BACK to Chet I, Chet II
Chet-tet-aleph/chet-tet-yud [חטי, חָטָא] has two separate entries in the Jastrow Dictionary. The second is the commonly cited “miss the mark” (II). The first entry (I) in Jastrow for chet-tet-aleph/chet-tet-yud [חטי, חָטָא] is quite different:
[to stroll idly, saunter (v. Fl. to Levy Targ. Dict. I 424,2)] to live in luxury, to be like a nobleman, to be well-dressed, clean &c. (cmp. פנק, פרנק).
The full Jastrow entry can be found at Sefaria. And here, for convenience, are the two verbs listed for comparison:
פָּנַק (b. h.; cmp. פּוּק) [to go out,] to be a freeman; to live in luxury (cmp. חָטָא I).
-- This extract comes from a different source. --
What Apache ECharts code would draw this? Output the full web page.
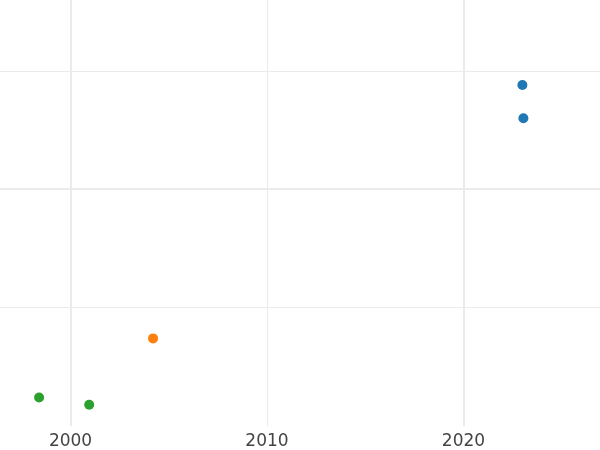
<!DOCTYPE html>
<html>
<head>
<meta charset="utf-8">
<script src="https://cdn.jsdelivr.net/npm/echarts@6/dist/echarts.min.js"></script>
<style>html,body{margin:0;padding:0;background:#fff}#c{width:600px;height:450px}</style>
</head>
<body>
<div id="c"></div>
<script>
// Data
const blueX = [2023.0, 2023.05];
const blueY = [2.88, 2.60];
const orangeX = [2004.2];
const orangeY = [0.74];
const greenX = [1998.4, 2000.95];
const greenY = [0.24, 0.18];

// Tick labels and grid lines
const xTickLabels = [2000, 2010, 2020];
const xMajorLines = [2000, 2020];
const xMinorLines = [2010];
const yMajorLines = [2];
const yMinorLines = [1, 3];

const zip = (xs, ys) => xs.map((x, i) => [x, ys[i]]);

const gridColor = '#ebebeb';
const markData = [
  ...xMajorLines.map(v => ({ xAxis: v, lineStyle: { width: 2, color: gridColor, type: 'solid' } })),
  ...xMinorLines.map(v => ({ xAxis: v, lineStyle: { width: 1, color: gridColor, type: 'solid' } })),
  ...yMajorLines.map(v => ({ yAxis: v, lineStyle: { width: 2, color: gridColor, type: 'solid' } })),
  ...yMinorLines.map(v => ({ yAxis: v, lineStyle: { width: 1, color: gridColor, type: 'solid' } }))
];

const chart = echarts.init(document.getElementById('c'), null, { renderer: 'canvas' });
chart.setOption({
  animation: false,
  backgroundColor: '#ffffff',
  grid: { left: 0, right: 0, top: 0, bottom: 23, containLabel: false },
  xAxis: {
    type: 'value',
    min: 1996.41,
    max: 2026.95,
    axisLine: { show: false },
    axisTick: { show: false },
    splitLine: { show: false },
    axisLabel: {
      customValues: xTickLabels,
      formatter: v => String(Math.round(v)),
      color: '#444444',
      fontSize: 17,
      fontFamily: 'DejaVu Sans',
      margin: 7
    }
  },
  yAxis: {
    type: 'value',
    min: 0,
    max: 3.598,
    axisLine: { show: false },
    axisTick: { show: false },
    axisLabel: { show: false },
    splitLine: { show: false }
  },
  series: [
    {
      type: 'scatter',
      data: [],
      z: 1,
      silent: true,
      markLine: {
        silent: true,
        symbol: ['none', 'none'],
        label: { show: false },
        animation: false,
        data: markData
      }
    },
    { type: 'scatter', z: 3, symbolSize: 10, itemStyle: { color: '#1f77b4', opacity: 1 }, data: zip(blueX, blueY) },
    { type: 'scatter', z: 3, symbolSize: 10, itemStyle: { color: '#ff7f0e', opacity: 1 }, data: zip(orangeX, orangeY) },
    { type: 'scatter', z: 3, symbolSize: 10, itemStyle: { color: '#2ca02c', opacity: 1 }, data: zip(greenX, greenY) }
  ]
});
</script>
</body>
</html>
פִּרְנֵק (Parel of פָּנַק) to delight; to treat with dainties.
Hithpa. – הִתְפַּרְנֵק to enjoy dainties. Cant. R. to VII, 2 מִתְפַּרְנְקִין, v. חָטָא I.
The midrash contains a repeated expression, with a reflexive form of chet: “…שֶׁהָיָה מִתְחַטֵּא, she-hayah mit-chatei…” — translated as “excuses himself.”
for Abraham: שֶׁהָיָה מִתְחַטֵּא עַל מֶלֶךְ סְדוֹם
for Daniel שֶׁהָיָה מִתְחַטֵּא עַל בֵּלְשַׁצַּר.
BOTH Chet I and Chet II
There is at least one spot where the Jastrow dictionary references BOTH meanings, chet I and chet II. Jastrow entry for the word, “chitui” includes both the “cleansing, purification” and the “delicacy, luxury, enjoyment” meanings.
חִיטּוּי, חִטּוּי m. (v. חטי I, II) [reference here to the verb chet-tet-yud entries I and II] 1) cleansing, purification. Sifré Num. 126 לכלל ח׳ under the law of purification (ref. to Num. XIX, 12, Naz. 61ᵇ טהרה). —2) delicacy, luxury, enjoyment.—Pl. חִיטּוּיִין. Cant. R. to VII, 2 חיטטין (corr. acc.), v. חָטָא I.